--- begin ---

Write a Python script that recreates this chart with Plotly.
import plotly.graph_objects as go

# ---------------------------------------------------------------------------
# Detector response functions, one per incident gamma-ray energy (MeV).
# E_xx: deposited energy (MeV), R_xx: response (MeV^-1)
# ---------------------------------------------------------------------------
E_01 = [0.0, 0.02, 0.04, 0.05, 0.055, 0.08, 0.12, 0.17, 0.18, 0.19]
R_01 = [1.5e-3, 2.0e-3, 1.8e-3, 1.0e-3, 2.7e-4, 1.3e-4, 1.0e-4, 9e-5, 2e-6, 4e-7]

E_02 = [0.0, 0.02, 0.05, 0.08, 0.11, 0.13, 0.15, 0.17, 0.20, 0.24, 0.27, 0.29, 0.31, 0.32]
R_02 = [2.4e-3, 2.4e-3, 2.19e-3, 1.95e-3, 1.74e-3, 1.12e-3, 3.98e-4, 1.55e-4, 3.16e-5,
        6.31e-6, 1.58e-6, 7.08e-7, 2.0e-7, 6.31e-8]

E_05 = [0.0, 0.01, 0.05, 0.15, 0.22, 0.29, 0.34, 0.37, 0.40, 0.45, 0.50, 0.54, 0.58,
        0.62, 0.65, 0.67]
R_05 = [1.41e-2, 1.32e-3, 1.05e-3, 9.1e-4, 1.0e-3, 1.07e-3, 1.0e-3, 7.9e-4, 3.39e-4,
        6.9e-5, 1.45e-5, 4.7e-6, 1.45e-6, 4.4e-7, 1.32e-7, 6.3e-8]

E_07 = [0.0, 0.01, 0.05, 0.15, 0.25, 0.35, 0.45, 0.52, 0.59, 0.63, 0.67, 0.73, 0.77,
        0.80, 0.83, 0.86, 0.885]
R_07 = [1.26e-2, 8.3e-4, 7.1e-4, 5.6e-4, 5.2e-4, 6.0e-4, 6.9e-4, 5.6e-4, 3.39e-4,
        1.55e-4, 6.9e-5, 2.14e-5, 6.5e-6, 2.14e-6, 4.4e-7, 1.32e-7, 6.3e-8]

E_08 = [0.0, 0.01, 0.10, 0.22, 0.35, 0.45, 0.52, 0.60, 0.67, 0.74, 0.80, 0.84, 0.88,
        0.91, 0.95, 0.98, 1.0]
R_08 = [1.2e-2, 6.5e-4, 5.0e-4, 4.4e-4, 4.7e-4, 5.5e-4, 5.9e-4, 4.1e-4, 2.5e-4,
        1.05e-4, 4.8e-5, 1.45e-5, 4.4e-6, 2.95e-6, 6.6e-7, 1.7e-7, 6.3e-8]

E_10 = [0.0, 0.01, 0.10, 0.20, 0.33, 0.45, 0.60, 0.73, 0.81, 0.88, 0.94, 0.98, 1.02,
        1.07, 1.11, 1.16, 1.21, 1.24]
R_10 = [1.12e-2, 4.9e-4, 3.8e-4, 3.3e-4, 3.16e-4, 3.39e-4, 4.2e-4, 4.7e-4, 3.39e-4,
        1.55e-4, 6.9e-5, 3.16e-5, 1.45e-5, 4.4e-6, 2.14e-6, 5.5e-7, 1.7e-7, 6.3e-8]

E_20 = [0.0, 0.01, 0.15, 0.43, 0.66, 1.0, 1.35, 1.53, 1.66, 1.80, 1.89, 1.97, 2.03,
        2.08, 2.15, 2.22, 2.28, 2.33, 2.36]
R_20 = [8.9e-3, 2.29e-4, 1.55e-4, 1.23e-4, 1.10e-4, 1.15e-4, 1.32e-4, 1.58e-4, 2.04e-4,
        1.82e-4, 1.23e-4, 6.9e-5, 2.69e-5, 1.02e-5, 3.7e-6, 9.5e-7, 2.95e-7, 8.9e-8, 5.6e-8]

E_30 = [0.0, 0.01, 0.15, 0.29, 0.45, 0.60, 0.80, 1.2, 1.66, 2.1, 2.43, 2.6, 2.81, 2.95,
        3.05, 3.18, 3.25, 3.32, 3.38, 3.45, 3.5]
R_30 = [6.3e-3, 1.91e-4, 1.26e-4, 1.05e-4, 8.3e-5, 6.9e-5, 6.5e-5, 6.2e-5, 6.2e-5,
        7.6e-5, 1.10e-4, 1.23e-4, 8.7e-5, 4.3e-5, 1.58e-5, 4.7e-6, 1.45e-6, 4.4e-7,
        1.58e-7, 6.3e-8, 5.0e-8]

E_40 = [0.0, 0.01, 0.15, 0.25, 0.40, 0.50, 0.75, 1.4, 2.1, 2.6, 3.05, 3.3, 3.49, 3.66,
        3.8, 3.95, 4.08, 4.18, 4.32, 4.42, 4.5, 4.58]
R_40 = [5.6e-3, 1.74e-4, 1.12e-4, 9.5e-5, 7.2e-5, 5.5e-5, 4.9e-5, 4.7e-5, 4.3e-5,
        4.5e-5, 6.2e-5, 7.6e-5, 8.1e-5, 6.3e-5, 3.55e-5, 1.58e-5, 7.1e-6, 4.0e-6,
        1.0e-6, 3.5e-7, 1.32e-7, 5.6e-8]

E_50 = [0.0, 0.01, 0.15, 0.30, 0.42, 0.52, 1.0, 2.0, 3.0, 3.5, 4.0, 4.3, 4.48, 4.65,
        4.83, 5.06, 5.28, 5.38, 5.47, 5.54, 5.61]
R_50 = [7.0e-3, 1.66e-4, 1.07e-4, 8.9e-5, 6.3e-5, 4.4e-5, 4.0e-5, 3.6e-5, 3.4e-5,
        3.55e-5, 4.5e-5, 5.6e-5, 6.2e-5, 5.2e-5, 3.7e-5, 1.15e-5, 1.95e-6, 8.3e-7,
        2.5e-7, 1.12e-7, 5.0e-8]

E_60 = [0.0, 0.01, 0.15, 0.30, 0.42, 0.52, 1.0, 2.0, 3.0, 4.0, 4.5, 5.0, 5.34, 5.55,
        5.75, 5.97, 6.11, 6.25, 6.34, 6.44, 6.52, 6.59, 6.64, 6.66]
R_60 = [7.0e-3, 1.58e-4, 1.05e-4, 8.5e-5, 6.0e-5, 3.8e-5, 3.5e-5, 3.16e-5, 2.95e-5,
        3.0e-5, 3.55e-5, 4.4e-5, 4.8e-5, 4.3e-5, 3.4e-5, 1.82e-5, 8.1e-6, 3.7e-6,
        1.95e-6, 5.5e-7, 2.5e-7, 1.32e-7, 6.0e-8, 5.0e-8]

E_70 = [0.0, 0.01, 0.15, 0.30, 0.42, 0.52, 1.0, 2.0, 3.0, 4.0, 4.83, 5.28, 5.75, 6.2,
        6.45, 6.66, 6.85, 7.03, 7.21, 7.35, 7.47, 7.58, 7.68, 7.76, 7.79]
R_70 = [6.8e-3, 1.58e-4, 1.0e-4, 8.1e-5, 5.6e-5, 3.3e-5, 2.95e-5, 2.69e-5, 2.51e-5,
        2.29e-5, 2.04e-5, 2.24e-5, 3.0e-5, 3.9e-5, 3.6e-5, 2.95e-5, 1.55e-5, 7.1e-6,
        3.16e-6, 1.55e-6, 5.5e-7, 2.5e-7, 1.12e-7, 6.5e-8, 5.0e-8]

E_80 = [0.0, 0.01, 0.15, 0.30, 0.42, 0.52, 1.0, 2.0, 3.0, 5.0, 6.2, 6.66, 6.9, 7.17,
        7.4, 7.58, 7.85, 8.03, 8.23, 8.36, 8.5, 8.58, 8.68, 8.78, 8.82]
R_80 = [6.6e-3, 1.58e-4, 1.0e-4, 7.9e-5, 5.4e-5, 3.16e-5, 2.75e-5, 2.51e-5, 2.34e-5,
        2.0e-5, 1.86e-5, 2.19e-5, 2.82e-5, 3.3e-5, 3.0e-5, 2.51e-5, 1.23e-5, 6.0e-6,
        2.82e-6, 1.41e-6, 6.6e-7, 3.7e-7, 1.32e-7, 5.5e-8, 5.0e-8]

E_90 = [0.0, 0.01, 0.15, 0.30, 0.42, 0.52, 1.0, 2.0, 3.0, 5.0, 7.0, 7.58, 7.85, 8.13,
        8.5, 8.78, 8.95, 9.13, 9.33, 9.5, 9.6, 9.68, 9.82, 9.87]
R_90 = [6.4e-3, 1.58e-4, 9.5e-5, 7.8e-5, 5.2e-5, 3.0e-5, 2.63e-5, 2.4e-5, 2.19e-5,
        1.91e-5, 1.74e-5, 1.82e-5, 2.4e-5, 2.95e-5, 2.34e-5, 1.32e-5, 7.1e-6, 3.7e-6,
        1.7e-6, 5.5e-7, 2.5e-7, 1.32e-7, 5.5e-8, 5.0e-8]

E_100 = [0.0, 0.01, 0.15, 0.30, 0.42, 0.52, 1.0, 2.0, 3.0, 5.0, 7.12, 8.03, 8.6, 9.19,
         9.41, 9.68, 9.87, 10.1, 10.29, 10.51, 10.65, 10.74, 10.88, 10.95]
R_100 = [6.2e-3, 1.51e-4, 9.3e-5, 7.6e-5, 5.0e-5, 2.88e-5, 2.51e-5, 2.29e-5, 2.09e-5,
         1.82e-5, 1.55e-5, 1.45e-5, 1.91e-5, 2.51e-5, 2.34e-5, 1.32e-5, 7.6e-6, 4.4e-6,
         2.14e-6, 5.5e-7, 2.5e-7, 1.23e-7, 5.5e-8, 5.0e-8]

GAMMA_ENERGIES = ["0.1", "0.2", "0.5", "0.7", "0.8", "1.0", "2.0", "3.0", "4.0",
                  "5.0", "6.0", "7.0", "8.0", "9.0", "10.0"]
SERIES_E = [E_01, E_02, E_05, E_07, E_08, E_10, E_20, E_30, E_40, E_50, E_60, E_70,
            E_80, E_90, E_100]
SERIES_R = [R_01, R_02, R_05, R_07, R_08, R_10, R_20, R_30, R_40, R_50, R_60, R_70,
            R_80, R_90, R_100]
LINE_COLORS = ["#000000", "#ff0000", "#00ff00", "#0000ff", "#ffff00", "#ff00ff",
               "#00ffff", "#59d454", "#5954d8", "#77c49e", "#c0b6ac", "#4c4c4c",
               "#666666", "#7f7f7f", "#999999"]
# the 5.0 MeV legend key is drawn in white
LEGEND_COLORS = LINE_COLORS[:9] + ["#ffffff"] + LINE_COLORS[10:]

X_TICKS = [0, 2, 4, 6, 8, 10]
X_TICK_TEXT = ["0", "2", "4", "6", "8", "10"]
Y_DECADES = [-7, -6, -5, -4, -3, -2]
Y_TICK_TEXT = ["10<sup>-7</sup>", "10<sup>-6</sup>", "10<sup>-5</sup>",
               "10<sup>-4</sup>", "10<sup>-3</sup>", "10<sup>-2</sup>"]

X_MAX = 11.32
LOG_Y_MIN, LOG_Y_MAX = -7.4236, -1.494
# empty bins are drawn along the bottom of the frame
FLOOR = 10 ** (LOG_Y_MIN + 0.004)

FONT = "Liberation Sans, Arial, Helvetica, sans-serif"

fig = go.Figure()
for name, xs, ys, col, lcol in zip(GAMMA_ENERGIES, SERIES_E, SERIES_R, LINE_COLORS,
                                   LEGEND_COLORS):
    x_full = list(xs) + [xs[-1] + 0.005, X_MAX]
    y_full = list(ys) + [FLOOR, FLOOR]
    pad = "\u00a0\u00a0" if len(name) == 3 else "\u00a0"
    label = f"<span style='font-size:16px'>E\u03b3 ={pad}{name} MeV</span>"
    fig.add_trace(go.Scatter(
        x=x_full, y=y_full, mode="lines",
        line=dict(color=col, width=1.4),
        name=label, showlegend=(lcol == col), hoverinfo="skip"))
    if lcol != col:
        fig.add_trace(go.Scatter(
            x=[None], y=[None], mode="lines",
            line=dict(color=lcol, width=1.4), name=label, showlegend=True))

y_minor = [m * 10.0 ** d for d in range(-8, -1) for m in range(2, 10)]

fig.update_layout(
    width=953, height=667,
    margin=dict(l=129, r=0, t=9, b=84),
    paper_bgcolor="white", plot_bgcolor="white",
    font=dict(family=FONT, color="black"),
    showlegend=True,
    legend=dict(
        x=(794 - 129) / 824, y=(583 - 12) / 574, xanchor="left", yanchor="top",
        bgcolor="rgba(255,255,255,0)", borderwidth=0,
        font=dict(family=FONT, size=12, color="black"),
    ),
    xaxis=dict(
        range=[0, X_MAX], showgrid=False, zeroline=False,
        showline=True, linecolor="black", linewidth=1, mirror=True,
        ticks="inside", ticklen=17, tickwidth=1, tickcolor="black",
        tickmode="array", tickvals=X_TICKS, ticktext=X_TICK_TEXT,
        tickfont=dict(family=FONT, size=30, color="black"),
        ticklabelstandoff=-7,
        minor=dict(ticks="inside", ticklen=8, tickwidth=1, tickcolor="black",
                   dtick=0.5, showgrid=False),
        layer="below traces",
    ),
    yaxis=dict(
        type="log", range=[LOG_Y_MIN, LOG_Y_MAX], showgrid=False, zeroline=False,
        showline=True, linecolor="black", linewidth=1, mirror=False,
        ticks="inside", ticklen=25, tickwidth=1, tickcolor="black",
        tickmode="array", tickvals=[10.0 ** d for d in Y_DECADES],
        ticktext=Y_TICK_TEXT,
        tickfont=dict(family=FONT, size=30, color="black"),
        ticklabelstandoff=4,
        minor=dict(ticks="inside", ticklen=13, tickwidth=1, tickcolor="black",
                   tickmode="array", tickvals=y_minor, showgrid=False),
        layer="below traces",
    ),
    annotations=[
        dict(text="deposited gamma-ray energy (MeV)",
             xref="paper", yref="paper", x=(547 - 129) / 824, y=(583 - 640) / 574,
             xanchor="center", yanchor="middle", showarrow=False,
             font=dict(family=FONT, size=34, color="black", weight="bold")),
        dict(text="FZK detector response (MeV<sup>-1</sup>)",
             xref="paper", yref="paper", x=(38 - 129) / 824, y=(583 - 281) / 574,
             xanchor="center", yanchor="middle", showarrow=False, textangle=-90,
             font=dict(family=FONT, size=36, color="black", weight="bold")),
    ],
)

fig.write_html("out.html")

--- end ---
--- begin ---

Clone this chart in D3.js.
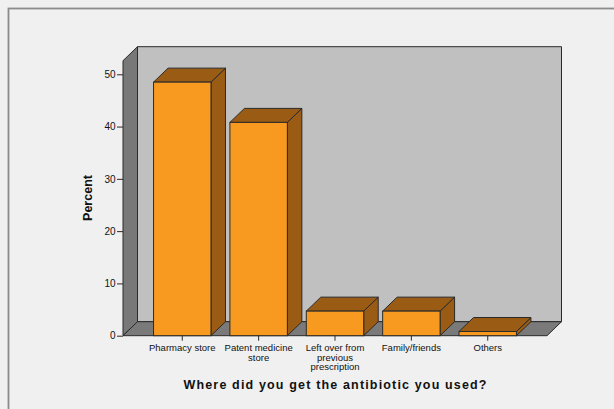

--- end ---

» DIRECTIONS:
Only the lines from the one with "Write a Python" to the one with "5.5e-7, 1.7e-7, 6.3e-8]" are wanted; extract them exactly, both ends included.

» COMPLETE OUTPUT:
Write a Python script that recreates this chart with Plotly.
import plotly.graph_objects as go

# ---------------------------------------------------------------------------
# Detector response functions, one per incident gamma-ray energy (MeV).
# E_xx: deposited energy (MeV), R_xx: response (MeV^-1)
# ---------------------------------------------------------------------------
E_01 = [0.0, 0.02, 0.04, 0.05, 0.055, 0.08, 0.12, 0.17, 0.18, 0.19]
R_01 = [1.5e-3, 2.0e-3, 1.8e-3, 1.0e-3, 2.7e-4, 1.3e-4, 1.0e-4, 9e-5, 2e-6, 4e-7]

E_02 = [0.0, 0.02, 0.05, 0.08, 0.11, 0.13, 0.15, 0.17, 0.20, 0.24, 0.27, 0.29, 0.31, 0.32]
R_02 = [2.4e-3, 2.4e-3, 2.19e-3, 1.95e-3, 1.74e-3, 1.12e-3, 3.98e-4, 1.55e-4, 3.16e-5,
        6.31e-6, 1.58e-6, 7.08e-7, 2.0e-7, 6.31e-8]

E_05 = [0.0, 0.01, 0.05, 0.15, 0.22, 0.29, 0.34, 0.37, 0.40, 0.45, 0.50, 0.54, 0.58,
        0.62, 0.65, 0.67]
R_05 = [1.41e-2, 1.32e-3, 1.05e-3, 9.1e-4, 1.0e-3, 1.07e-3, 1.0e-3, 7.9e-4, 3.39e-4,
        6.9e-5, 1.45e-5, 4.7e-6, 1.45e-6, 4.4e-7, 1.32e-7, 6.3e-8]

E_07 = [0.0, 0.01, 0.05, 0.15, 0.25, 0.35, 0.45, 0.52, 0.59, 0.63, 0.67, 0.73, 0.77,
        0.80, 0.83, 0.86, 0.885]
R_07 = [1.26e-2, 8.3e-4, 7.1e-4, 5.6e-4, 5.2e-4, 6.0e-4, 6.9e-4, 5.6e-4, 3.39e-4,
        1.55e-4, 6.9e-5, 2.14e-5, 6.5e-6, 2.14e-6, 4.4e-7, 1.32e-7, 6.3e-8]

E_08 = [0.0, 0.01, 0.10, 0.22, 0.35, 0.45, 0.52, 0.60, 0.67, 0.74, 0.80, 0.84, 0.88,
        0.91, 0.95, 0.98, 1.0]
R_08 = [1.2e-2, 6.5e-4, 5.0e-4, 4.4e-4, 4.7e-4, 5.5e-4, 5.9e-4, 4.1e-4, 2.5e-4,
        1.05e-4, 4.8e-5, 1.45e-5, 4.4e-6, 2.95e-6, 6.6e-7, 1.7e-7, 6.3e-8]

E_10 = [0.0, 0.01, 0.10, 0.20, 0.33, 0.45, 0.60, 0.73, 0.81, 0.88, 0.94, 0.98, 1.02,
        1.07, 1.11, 1.16, 1.21, 1.24]
R_10 = [1.12e-2, 4.9e-4, 3.8e-4, 3.3e-4, 3.16e-4, 3.39e-4, 4.2e-4, 4.7e-4, 3.39e-4,
        1.55e-4, 6.9e-5, 3.16e-5, 1.45e-5, 4.4e-6, 2.14e-6, 5.5e-7, 1.7e-7, 6.3e-8]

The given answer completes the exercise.